Today I went to eat to Applebee’s with a friend. We had a great time, and when receiving the bill a guy enters. The guy happened to be a guy who was going to ask me to prom my junior year of high school, I was 16, his friend came to get me at the store because I said I couldn’t go, I had no idea I was going to be asked out to prom, I actually got scared bc his friend followed me to tell me to go lol I didn’t. I saw him today, at the same place where he was going to ask me out. A lot of things came to my head, not just that event but all the events, from high school, my college graduation, my internships, people, events and now almost my graduation from university and my application to med school. Time flies, it goes faster than we think. I am nostalgic, happy, excited, and most of all scared. lol Scared because I am making a big move in my life, because I have a family I have my sister, and I realize the older I get the more complicated life gets lol. It also comes with more gratifications, but damn does it get more complicated. It isn’t just come, go to school, repeat, life becomes much more than that. Appointments, meetings, work, study, school, money, friends, socialization, bf, gf and the list of life goes on, and on, AND ON. Today I sit here and think my gosh my life is getting complicated. Where did those days go, the days where my biggest decision was whether I should go out and eat with someone or not, or go to prom with someone or not, or choose between sleep or greys anatomy.

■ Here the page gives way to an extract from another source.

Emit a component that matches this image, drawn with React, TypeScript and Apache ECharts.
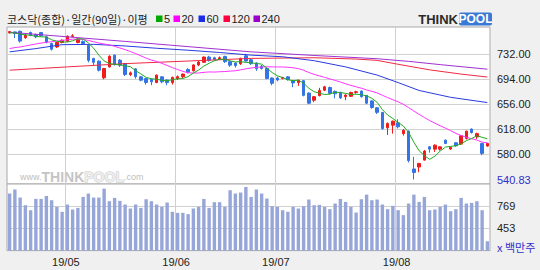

Those days are long gone, and though I sit here with tears slowly rolling down my face, I am happy. Happy that I have something to say about myself, happy that I am an adult now and though life gets more complicated at the end of the day I get closer to my dreams. Obstacles will occur yes but what is life without a little challenge, nothing, its dull, mediocre. So next time you have one of these moments, these moments where life seems to get tough, where you are cyring out of stress, decisions, or simply bc you want to cry to let it all out, remember you are on the right track. Don’t let those obstacles scare you. Remember being scared is okay, it means you still have something valuable to loose and fight for and that is your dream.